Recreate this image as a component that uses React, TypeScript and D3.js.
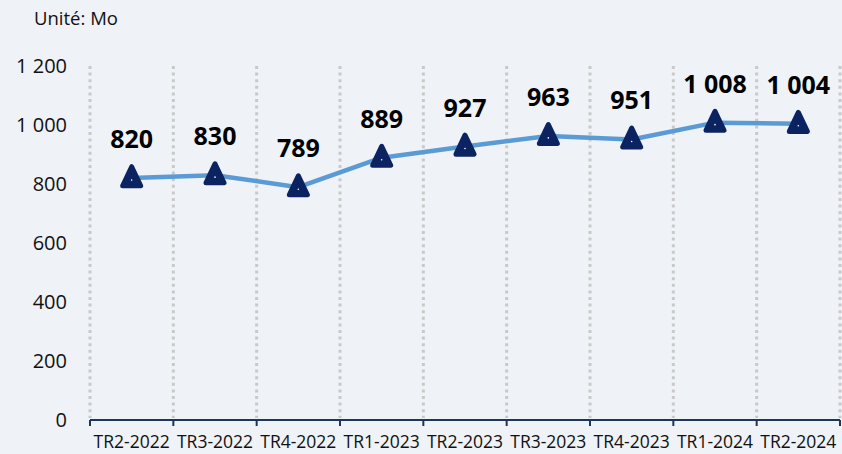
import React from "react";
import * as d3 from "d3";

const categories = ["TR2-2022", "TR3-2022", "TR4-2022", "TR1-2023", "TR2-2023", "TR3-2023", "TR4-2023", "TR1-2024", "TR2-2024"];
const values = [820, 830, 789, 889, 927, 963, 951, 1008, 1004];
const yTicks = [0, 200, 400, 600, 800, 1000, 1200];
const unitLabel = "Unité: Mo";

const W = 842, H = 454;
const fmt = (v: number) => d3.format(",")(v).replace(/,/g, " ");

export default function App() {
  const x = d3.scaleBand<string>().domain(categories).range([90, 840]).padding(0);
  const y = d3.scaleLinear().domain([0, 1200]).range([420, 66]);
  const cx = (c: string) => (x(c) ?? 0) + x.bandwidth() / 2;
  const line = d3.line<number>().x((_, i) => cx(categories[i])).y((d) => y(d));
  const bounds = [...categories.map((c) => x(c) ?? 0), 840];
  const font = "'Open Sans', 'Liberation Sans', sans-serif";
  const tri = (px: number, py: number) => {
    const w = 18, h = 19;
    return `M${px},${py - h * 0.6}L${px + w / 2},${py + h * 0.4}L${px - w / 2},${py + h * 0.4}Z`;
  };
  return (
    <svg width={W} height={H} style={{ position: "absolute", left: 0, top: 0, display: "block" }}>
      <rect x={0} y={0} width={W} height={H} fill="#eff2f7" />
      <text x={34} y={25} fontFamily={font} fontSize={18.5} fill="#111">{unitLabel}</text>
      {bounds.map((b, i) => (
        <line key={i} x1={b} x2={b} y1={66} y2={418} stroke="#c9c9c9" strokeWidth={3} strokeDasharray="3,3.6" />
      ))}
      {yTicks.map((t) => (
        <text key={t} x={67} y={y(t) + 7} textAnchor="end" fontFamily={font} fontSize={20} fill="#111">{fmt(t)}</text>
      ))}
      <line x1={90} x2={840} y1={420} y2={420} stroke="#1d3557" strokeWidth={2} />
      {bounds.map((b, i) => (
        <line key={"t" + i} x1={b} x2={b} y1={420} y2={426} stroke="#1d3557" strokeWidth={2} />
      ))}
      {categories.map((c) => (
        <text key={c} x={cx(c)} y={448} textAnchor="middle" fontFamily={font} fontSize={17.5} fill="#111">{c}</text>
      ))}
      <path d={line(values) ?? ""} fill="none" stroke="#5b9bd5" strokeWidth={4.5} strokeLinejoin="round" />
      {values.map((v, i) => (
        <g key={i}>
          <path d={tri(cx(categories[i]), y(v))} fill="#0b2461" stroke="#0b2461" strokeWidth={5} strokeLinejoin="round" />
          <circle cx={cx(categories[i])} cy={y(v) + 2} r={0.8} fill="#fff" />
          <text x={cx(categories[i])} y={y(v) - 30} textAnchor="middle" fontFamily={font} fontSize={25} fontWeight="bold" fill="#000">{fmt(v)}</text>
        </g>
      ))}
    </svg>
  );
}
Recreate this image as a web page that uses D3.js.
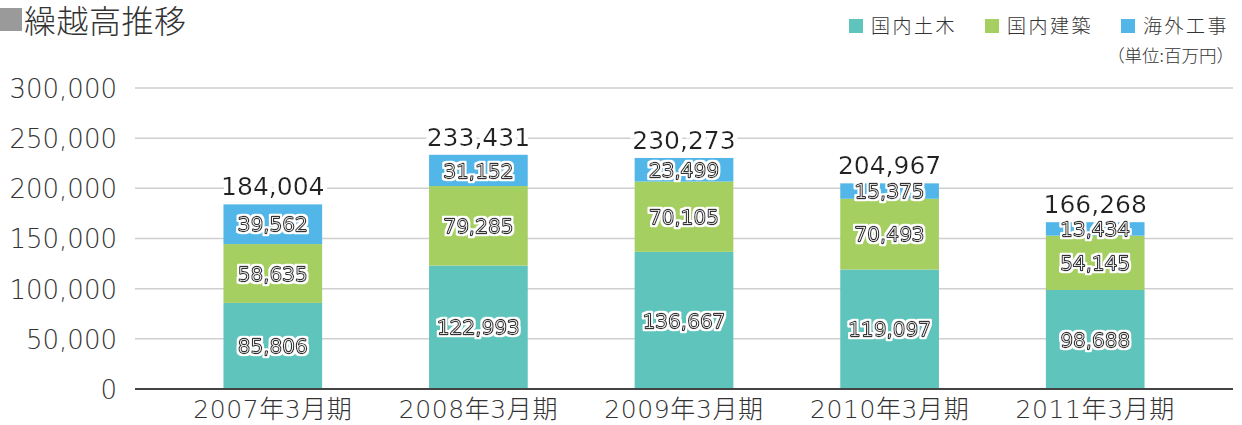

+++

• **GOAL**: In the listing, find each line with the string "that" and copy it.

• **RESPONSE TO THIS EXERCISE**:
Recreate this image as a component that uses React, TypeScript and D3.js.
Recreate this image as a web page that uses D3.js.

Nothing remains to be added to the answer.